- Judy Miller: Hey, kids, run upstairs and get your suitcases. Your grandparents are gonna be here any minute.
- Lauren Miller: Why do we even have to go? I hate that stupid train museum.
- Judy Miller: Because it's the third week of your three-week holiday break: Week #1 - we love ya. Week #2 - we like ya. Week #3 - get out!
- Bill Miller: Your suitcases should be by the door. We don't want Grandma and Grandpa hanging around. Once these old people sit down, it takes The Star-Spangled Banner to get them to stand up again.
- Linda Michaels: [unable to interest Helen in hearing about her A in psychology] Oh!
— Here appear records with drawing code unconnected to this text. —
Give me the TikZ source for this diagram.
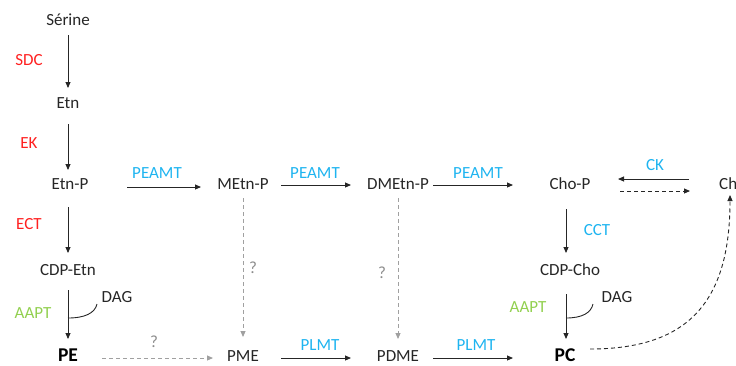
\documentclass[tikz,border=0pt]{standalone}
\usepackage{fontspec}
\setmainfont{Carlito}
\usetikzlibrary{arrows.meta}
\definecolor{enzred}{HTML}{FF2020}
\definecolor{enzblue}{HTML}{1EB4F0}
\definecolor{enzgreen}{HTML}{92D050}
\definecolor{txt}{HTML}{262626}
\definecolor{qgray}{HTML}{8C8C8C}
\definecolor{dgray}{HTML}{A0A0A0}
\tikzset{
  mol/.style={text=txt, inner sep=1pt, font=\fontsize{17}{20}\selectfont},
  bmol/.style={mol, inner sep=0pt, font=\fontsize{19.5}{22}\selectfont\bfseries, text=black},
  enz/.style={inner sep=1pt, font=\fontsize{17}{20}\selectfont},
  red/.style={enz, text=enzred},
  blue/.style={enz, text=enzblue},
  green/.style={enz, text=enzgreen},
  qm/.style={enz, text=qgray},
  arr/.style={draw=txt, line width=0.9pt, -{Triangle[length=6pt,width=5pt]}},
  darr/.style={arr, dashed, dash pattern=on 4pt off 3pt},
  gdarr/.style={draw=dgray, line width=0.9pt, dash pattern=on 4pt off 3pt, -{Triangle[length=6pt,width=5pt,fill=dgray]}},
  dagline/.style={draw=txt, line width=0.9pt},
}
\begin{document}
\begin{tikzpicture}[x=1pt,y=-1pt]
\useasboundingbox (0,0) rectangle (736,365);
% molecules
\node[mol] (ser) at (68,20) {Sérine};
\node[mol] (etn) at (68,103) {Etn};
\node[mol] (etnp) at (70,184) {Etn-P};
\node[mol] (cdpetn) at (68,270) {CDP-Etn};
\node[mol] (dag1) at (117,297) {DAG};
\node[bmol] (pe) at (68,355.5) {PE};
\node[mol] (metnp) at (243,184) {MEtn-P};
\node[mol] (dmetnp) at (398,184) {DMEtn-P};
\node[mol] (chop) at (570,184) {Cho-P};
\node[mol, anchor=west] (ch) at (718,184) {Ch};
\node[mol] (cdpcho) at (570,270) {CDP-Cho};
\node[mol] (dag2) at (617,297) {DAG};
\node[bmol] (pc) at (565,355.5) {PC};
\node[mol] (pme) at (243,356) {PME};
\node[mol] (pdme) at (398,356) {PDME};
% enzymes
\node[red] (sdc) at (29,60) {SDC};
\node[red] (ek) at (29,143) {EK};
\node[red] (ect) at (29,224) {ECT};
\node[green] (aapt1) at (33,313) {AAPT};
\node[blue] (peamt1) at (157,173) {PEAMT};
\node[blue] (peamt2) at (315,173) {PEAMT};
\node[blue] (peamt3) at (478,173) {PEAMT};
\node[blue] (ck) at (655,165) {CK};
\node[blue] (cct) at (597,230) {CCT};
\node[green] (aapt2) at (528,307) {AAPT};
\node[blue] (plmt1) at (320,345) {PLMT};
\node[blue] (plmt2) at (476,345) {PLMT};
\node[qm] (q1) at (253,268) {?};
\node[qm] (q2) at (382,273) {?};
\node[qm] (q3) at (154,342) {?};
% coordinates for connector ends
\coordinate (a1s) at (68,35);  \coordinate (a1e) at (68,88);
\coordinate (a2s) at (68,124); \coordinate (a2e) at (68,170);
\coordinate (a3s) at (68,207); \coordinate (a3e) at (68,253);
\coordinate (a4s) at (68,290); \coordinate (a4e) at (68,339);
\coordinate (d1s) at (68,318); \coordinate (d1e) at (97,304);
\coordinate (h1s) at (127,187); \coordinate (h1e) at (201,187);
\coordinate (h2s) at (281,185); \coordinate (h2e) at (351,185);
\coordinate (h3s) at (433,185); \coordinate (h3e) at (513,185);
\coordinate (cks) at (689,179); \coordinate (cke) at (618,179);
\coordinate (ckds) at (620,191); \coordinate (ckde) at (690,191);
\coordinate (v1s) at (566,209); \coordinate (v1e) at (566,253);
\coordinate (v2s) at (566,294); \coordinate (v2e) at (566,339);
\coordinate (d2s) at (566,318); \coordinate (d2e) at (593,304);
\coordinate (pcs) at (590,349); \coordinate (che) at (730,195);
\coordinate (g1s) at (243,198); \coordinate (g1e) at (243,337);
\coordinate (g2s) at (398,198); \coordinate (g2e) at (398,339);
\coordinate (g3s) at (102,358); \coordinate (g3e) at (213,358);
\coordinate (b1s) at (281,358); \coordinate (b1e) at (351,358);
\coordinate (b2s) at (433,358); \coordinate (b2e) at (513,358);
% connectors
\draw[arr] (a1s) -- (a1e);
\draw[arr] (a2s) -- (a2e);
\draw[arr] (a3s) -- (a3e);
\draw[arr] (a4s) -- (a4e);
\draw[dagline] (d1s) .. controls (85,318) and (95,313) .. (d1e);
\draw[arr] (h1s) -- (h1e);
\draw[arr] (h2s) -- (h2e);
\draw[arr] (h3s) -- (h3e);
\draw[arr] (cks) -- (cke);
\draw[darr] (ckds) -- (ckde);
\draw[arr] (v1s) -- (v1e);
\draw[arr] (v2s) -- (v2e);
\draw[dagline] (d2s) .. controls (582,318) and (591,313) .. (d2e);
\draw[darr] (pcs) .. controls (690,349) and (730,300) .. (che);
\draw[gdarr] (g1s) -- (g1e);
\draw[gdarr] (g2s) -- (g2e);
\draw[gdarr] (g3s) -- (g3e);
\draw[arr] (b1s) -- (b1e);
\draw[arr] (b2s) -- (b2e);
\end{tikzpicture}
\end{document}
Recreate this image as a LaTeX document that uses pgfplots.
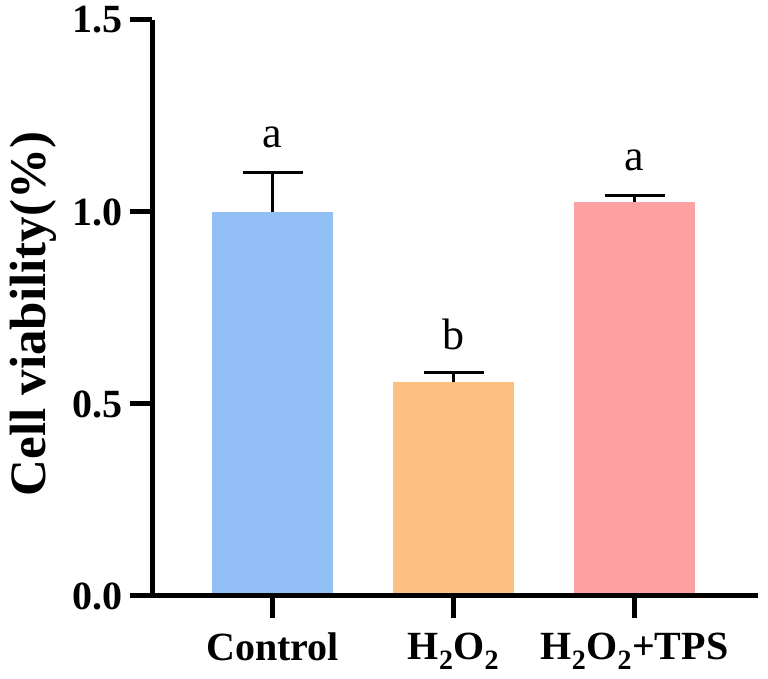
\documentclass[border=0pt]{standalone}
\usepackage{pgfplots}
\pgfplotsset{compat=1.18}
\usepackage{fontspec}
\setmainfont{Liberation Serif}
\definecolor{cblue}{RGB}{147,191,247}
\definecolor{corange}{RGB}{253,192,128}
\definecolor{cpink}{RGB}{253,160,161}
\begin{document}
\begin{tikzpicture}
\useasboundingbox (0,0) rectangle (768pt,679pt);
\begin{axis}[
  at={(152pt,83pt)}, anchor=south west,
  scale only axis, width=606pt, height=576pt,
  xmin=-0.6657, xmax=2.682, ymin=0, ymax=1.5,
  axis lines=left,
  axis line style={-, line width=5pt, black},
  ytick={0,0.5,1,1.5}, yticklabels={0.0,0.5,1.0,1.5},
  xtick={0,1,2},
  xticklabels={Control, H\textsubscript{2}O\textsubscript{2}, H\textsubscript{2}O\textsubscript{2}+TPS},
  tick align=outside, major tick length=22pt,
  tick style={line width=5pt, black},
  minor tick num=0,
  tick label style={font=\fontsize{40}{48}\selectfont\bfseries, inner sep=0pt},
  yticklabel style={xshift=-7pt},
  xticklabel style={yshift=-15pt},
  ybar, bar width=121pt,
  axis on top,
  clip=false,
]
\addplot[fill=cblue, draw=none, bar shift=0pt,
  error bars/.cd, y dir=plus, y explicit, error mark=|,
  error bar style={line width=3pt, black, draw=black},
  error mark options={line width=3pt, black, draw=black, mark size=30pt}]
  coordinates {(0,1.000) +- (0,0.102)};
\addplot[fill=corange, draw=none, bar shift=0pt,
  error bars/.cd, y dir=plus, y explicit, error mark=|,
  error bar style={line width=3pt, black, draw=black},
  error mark options={line width=3pt, black, draw=black, mark size=30pt}]
  coordinates {(1,0.557) +- (0,0.024)};
\addplot[fill=cpink, draw=none, bar shift=0pt,
  error bars/.cd, y dir=plus, y explicit, error mark=|,
  error bar style={line width=3pt, black, draw=black},
  error mark options={line width=3pt, black, draw=black, mark size=30pt}]
  coordinates {(2,1.026) +- (0,0.018)};
\node[font=\fontsize{44}{50}\selectfont, anchor=base] at (axis cs:0,1.167) {a};
\node[font=\fontsize{44}{50}\selectfont, anchor=base] at (axis cs:1,0.641) {b};
\node[font=\fontsize{44}{50}\selectfont, anchor=base] at (axis cs:2,1.109) {a};
\end{axis}
\node[rotate=90, anchor=base, font=\fontsize{51}{60}\selectfont\bfseries] at (45pt,365pt) {Cell viability(\%)};
\end{tikzpicture}
\end{document}
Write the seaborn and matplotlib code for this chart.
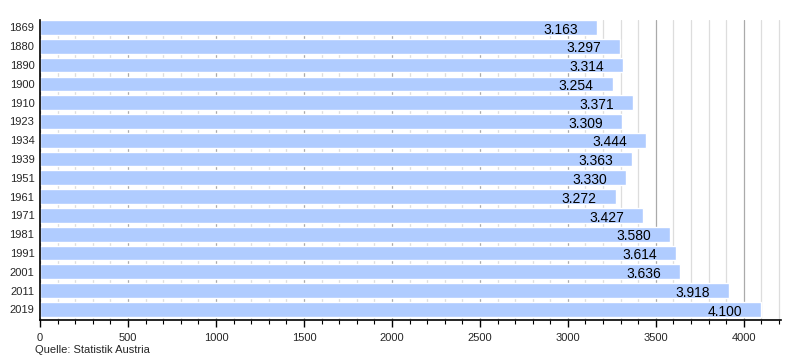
import matplotlib
matplotlib.use("Agg")
import matplotlib.pyplot as plt
import seaborn as sns
import pandas as pd
from matplotlib.ticker import MultipleLocator

years = ["1869", "1880", "1890", "1900", "1910", "1923", "1934", "1939",
         "1951", "1961", "1971", "1981", "1991", "2001", "2011", "2019"]
population = [3163, 3297, 3314, 3254, 3371, 3309, 3444, 3363,
              3330, 3272, 3427, 3580, 3614, 3636, 3918, 4100]

df = pd.DataFrame({"Jahr": years, "Einwohner": population})

sns.set_theme(style="white")
plt.rcParams['font.family'] = ['Liberation Sans', 'DejaVu Sans']

fig = plt.figure(figsize=(8, 3.6), dpi=100)
ax = fig.add_axes([0.05, 0.111, 0.926, 0.833])

ax.xaxis.set_major_locator(MultipleLocator(500))
ax.xaxis.set_minor_locator(MultipleLocator(100))
ax.grid(True, which="major", axis="x", color="#aaaaaa", linewidth=0.9)
ax.grid(True, which="minor", axis="x", color="#dddddd", linewidth=0.9)
ax.set_axisbelow(True)

sns.barplot(data=df, x="Einwohner", y="Jahr", orient="h", color="#b0ccff",
            saturation=1, width=0.78, ax=ax, zorder=2)

for i, v in enumerate(population):
    label = f"{v/1000:.3f}"
    ax.annotate(label, xy=(v, i), xytext=(-13.7, -0.5), textcoords="offset points",
                ha="right", va="center_baseline", fontsize=10, color="#000000", zorder=3)

ax.set_xlim(0, 4210)
ax.set_ylim(15.57, -0.39)
ax.set_xlabel("")
ax.set_ylabel("")

for s in ["top", "right"]:
    ax.spines[s].set_visible(False)
ax.spines["left"].set_color("black")
ax.spines["bottom"].set_color("black")
ax.spines["left"].set_linewidth(1.2)
ax.spines["bottom"].set_linewidth(1.2)

ax.tick_params(axis="y", length=0, labelsize=8, pad=4)
ax.tick_params(axis="x", which="major", length=5, width=1, color="black",
               direction="out", labelsize=8, pad=4, bottom=True)
ax.tick_params(axis="x", which="minor", length=3, width=0.8, color="black",
               direction="out", bottom=True)

fig.text(0.044, 0.027, "Quelle: Statistik Austria", fontsize=8, ha="left", va="center")

fig.savefig("out.png", dpi=100)
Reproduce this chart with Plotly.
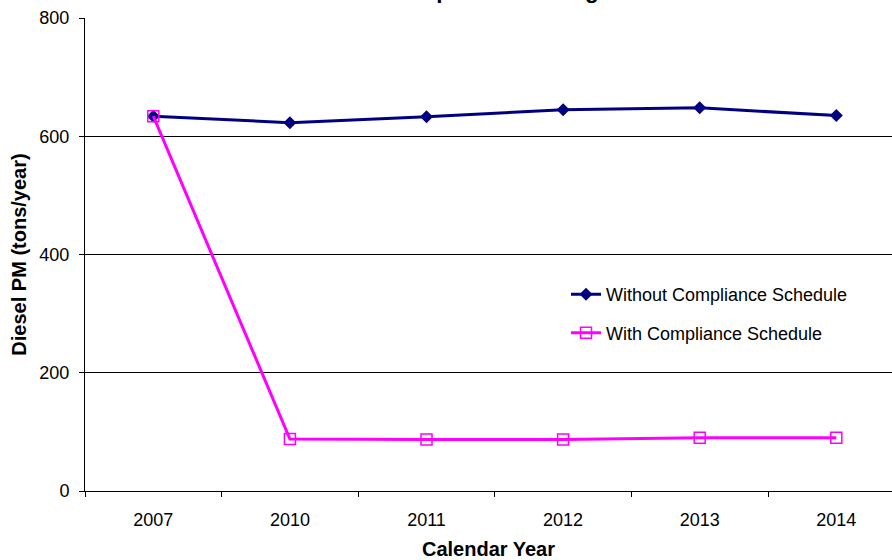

Judy's running a fever. Maybe I should prep myself for surgery in case she needs my marrow.
- Bill Miller: Hello, fellow slaves.
- Brian Miller: Dad, when is Mom gonna get better? It's been days.
- Lauren Miller: Yeah. All this work keeps makin' me look forward to school, and that's just not right.
- Judy Miller: For two days my mom's been doin' everything - the cooking, the cleaning, the health insurance papers... It's like being a wife and mom without having the husband and kids.
- Judy Miller: [searching the mini-van for money] Aw, there's gotta be some toll money or somethin' around here. Ah! Bingo! In the glove box - change organizers. There's gotta be at least $20 here. That's my Brian.
- Bill Miller: Ah, he's also got a Yoda mask and an asthma inhaler.
- Judy Miller: Oh, at least we know our son's not sexually active.
- Bill Miller: Not on this planet.
- Bill Miller: [confronted by a new clerk] Where's Emma?
- Paco: She's gone.
- Judy Miller: She was just here two minutes ago.
- Paco: Yeah, Emma doesn't like to hang out after her shift ends, seeing as that's when the pay stops.